初めて女の子が生まれた家では、初節句といってみんな集まり、お雛様の前で酒を酌み交わし、お祝いします。この日は街中の女の子がおしゃれをして、知ってる人も知らない人も連れ立って、雛飾りのある家を見物して回ります。そのとき、お菓子やお酒を出して飲ませるので、酔っぱらって興奮した子供たちが道を行き交い、とても賑やかなのです。

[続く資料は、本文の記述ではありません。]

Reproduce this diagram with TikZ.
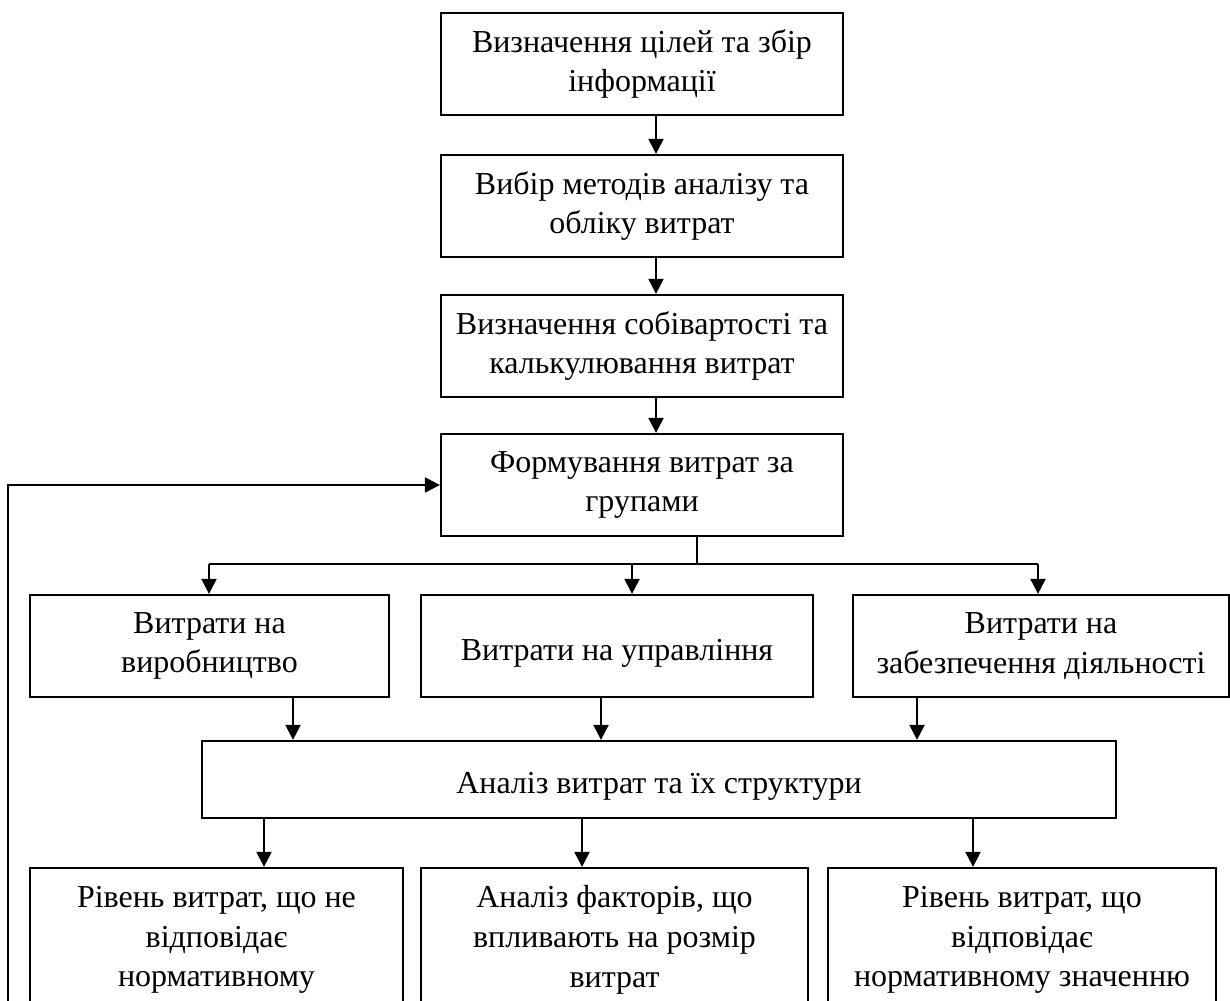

初節句の家には、親戚知人たちからも、お雛様や造り花などを贈ります。
四日
この日もまだ「ひなめぐり」をする女の子たちがいます。また、男女が何人ずつも誘いあい、瞽女や座頭などを引き連れて、大浦の浜辺あたりで潮干狩りをするものもいます。
大浦とは、大村領で、長崎の南西にあり、詩人などは大浦を「雄浦」と書いたりします。
五日
家々では雛飾りを片付けます。
九日
諏訪社の合殿の森崎権現の祭礼です。以前は能などがあって参詣者が群れをなしていたのですが、いつのころよりか、このお祭りは衰え、参詣するものもまれになりました。祭礼のあとには社壇で音楽が奏され、近ごろでは舞囃子などが催されます。
この夜、金比羅山に参詣する者がたくさんいます。
十日
金比羅山祭礼。町中からも接待所が設けられ、参詣の老若男女が連れ立って大勢集まります。麓の広場には、それぞれが毛氈を敷き並べ、弁当を持って来ては、大人も子供もハタ合戦です。
この日は町のハタ屋たちもやってきて店を出し、ビードロヨマやハタを売っているので、身分の上下も関係なく勝負しては、お金を使います。ま、この土地の欠点ではありますな。
十五日
諸役人たちは佳日を拝します。
十八日
秋葉山の祭礼。秋葉山は長崎の東、中心部より半里ほどの所にあります。
ここに時雨桜というものがあります。晴天の日でも、梢から水気を飛ばして、細雨が降っているように、着物を濡らすことから、とある詩人が名付けたのです。思うに、山の上から一脈の渓流の清水が流れていて、その流れの音が琴の音のようでもある土地の、いちばんきれいな場所だからでしょう。かつ、この祭りのころは、春の着物になるころでもあり、市中の男女、あるいは遊女たちは、それぞれにめいっぱいおしゃれをして参詣するのです。八月十八日にも祭礼があります。この地には天神があり、亀井天神と呼ばれています。
十八日
浦上山王祭り。浦上村は長崎の北西にあります。むかしはここに山王社はありませんでした。寛永年間の島原一揆の際、松平伊豆侯がここを通って長崎に来られた時に、「江戸の坂本という所の地形によく似ているので、山王社を勧請したらいい」というお沙汰があり、その社を建て、地名も坂本となったのです。
十九日
鳴滝の奥の七面山の祭礼。とりわけ、日蓮宗徒の参詣が多くあります。
鳴滝は長崎の東。村に一脈の谷川があって、詩人たちは浣花谿などと呼んでいます。中程に大きな石があって、鳴滝の文字が彫られています。これは府尹(首長の中国風な言い方)牛込侯によるものだそうです。
二十一日
香焼山、弘法大師の祭りということで、男女が船に乗って参詣します。この日多くは風や波が大きく、参詣の者はまれなのだが、年によって快晴の日であれば、老いも若きもそれぞれ船に乗って詣でるものがたくさんいたということです。
香焼山は肥前領で、長崎の港の西三里ほどの場所にあり、もともとは「こうやぎ島」といって、人が住んでいる島です。
二十三日
豊前坊祭礼。豊前坊は長崎の東にあって、彦山の隣です。八月二十三日にも祭礼があります。